## Written request
Select the lines below containing the word "script".

## Task material
## start
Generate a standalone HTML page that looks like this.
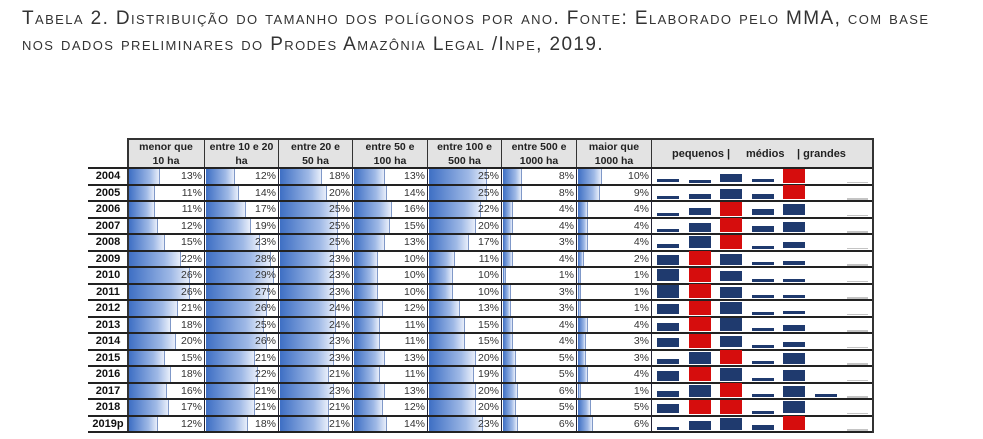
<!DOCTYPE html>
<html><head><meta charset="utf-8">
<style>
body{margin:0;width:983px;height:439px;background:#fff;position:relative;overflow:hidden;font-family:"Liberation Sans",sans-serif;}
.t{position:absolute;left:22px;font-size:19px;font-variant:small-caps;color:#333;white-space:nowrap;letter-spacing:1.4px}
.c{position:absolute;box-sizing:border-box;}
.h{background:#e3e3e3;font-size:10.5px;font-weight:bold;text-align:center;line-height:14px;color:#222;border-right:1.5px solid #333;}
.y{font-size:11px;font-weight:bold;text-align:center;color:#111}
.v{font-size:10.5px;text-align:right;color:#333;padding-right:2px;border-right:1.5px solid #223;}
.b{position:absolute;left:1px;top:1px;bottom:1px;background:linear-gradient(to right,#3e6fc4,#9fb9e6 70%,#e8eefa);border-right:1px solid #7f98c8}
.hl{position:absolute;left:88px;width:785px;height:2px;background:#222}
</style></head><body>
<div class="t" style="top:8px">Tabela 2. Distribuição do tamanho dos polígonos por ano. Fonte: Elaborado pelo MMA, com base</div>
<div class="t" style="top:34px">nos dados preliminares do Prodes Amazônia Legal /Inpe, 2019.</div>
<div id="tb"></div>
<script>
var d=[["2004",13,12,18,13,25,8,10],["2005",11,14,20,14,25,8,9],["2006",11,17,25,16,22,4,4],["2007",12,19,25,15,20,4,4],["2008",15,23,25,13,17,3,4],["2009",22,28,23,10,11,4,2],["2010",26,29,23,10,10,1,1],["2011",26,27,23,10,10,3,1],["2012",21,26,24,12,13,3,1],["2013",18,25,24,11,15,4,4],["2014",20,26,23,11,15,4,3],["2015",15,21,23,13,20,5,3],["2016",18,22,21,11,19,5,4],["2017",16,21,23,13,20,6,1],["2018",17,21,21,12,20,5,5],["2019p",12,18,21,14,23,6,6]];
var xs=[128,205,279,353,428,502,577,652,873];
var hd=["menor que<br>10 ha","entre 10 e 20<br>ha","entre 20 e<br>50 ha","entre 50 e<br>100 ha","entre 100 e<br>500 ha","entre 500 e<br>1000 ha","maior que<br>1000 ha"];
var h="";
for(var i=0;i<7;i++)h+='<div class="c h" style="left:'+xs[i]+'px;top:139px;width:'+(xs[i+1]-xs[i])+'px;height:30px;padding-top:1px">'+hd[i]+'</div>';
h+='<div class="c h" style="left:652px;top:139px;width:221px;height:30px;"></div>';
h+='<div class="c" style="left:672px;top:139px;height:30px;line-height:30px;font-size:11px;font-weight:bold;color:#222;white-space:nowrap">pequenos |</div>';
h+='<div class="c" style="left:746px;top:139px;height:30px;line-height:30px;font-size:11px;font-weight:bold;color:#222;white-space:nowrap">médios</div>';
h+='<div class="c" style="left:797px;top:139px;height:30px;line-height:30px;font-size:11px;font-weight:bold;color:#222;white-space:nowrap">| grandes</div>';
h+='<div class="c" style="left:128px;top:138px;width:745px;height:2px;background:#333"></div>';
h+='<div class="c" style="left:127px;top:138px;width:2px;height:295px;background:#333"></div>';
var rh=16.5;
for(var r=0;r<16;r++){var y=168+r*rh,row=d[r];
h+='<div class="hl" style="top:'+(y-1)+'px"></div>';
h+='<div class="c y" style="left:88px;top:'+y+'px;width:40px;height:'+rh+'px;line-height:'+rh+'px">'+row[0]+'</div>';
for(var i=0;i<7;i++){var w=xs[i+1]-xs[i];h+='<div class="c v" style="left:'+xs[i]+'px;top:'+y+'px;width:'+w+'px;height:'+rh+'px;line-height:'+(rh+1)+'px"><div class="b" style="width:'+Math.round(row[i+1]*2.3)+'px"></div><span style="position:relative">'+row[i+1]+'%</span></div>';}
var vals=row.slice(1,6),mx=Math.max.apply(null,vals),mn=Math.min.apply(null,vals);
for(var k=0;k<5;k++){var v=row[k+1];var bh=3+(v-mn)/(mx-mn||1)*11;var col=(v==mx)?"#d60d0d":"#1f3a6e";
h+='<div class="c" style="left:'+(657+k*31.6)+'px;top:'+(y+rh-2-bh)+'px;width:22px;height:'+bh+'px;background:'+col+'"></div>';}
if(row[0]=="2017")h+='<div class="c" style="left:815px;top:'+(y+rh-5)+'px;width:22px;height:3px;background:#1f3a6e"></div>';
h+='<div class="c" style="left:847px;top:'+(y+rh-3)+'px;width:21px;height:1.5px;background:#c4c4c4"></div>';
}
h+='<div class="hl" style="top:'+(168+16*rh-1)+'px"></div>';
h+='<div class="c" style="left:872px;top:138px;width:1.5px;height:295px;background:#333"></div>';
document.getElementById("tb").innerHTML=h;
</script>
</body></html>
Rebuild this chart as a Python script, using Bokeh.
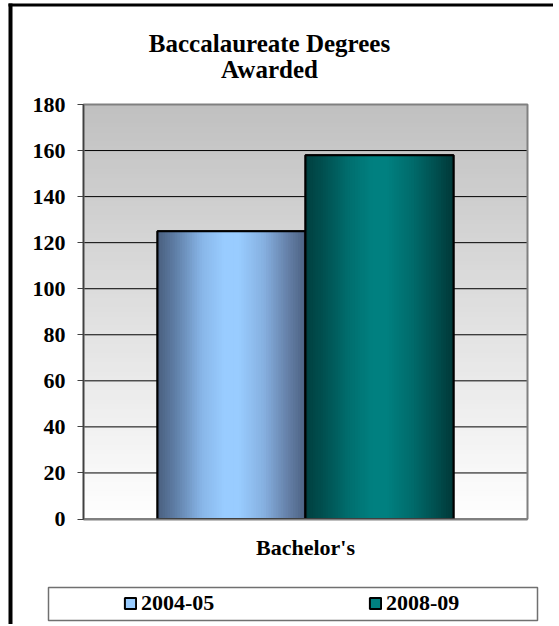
## end
## Result for this exercise
<script>
</script>
Rebuild this chart as a Python script, using Bokeh.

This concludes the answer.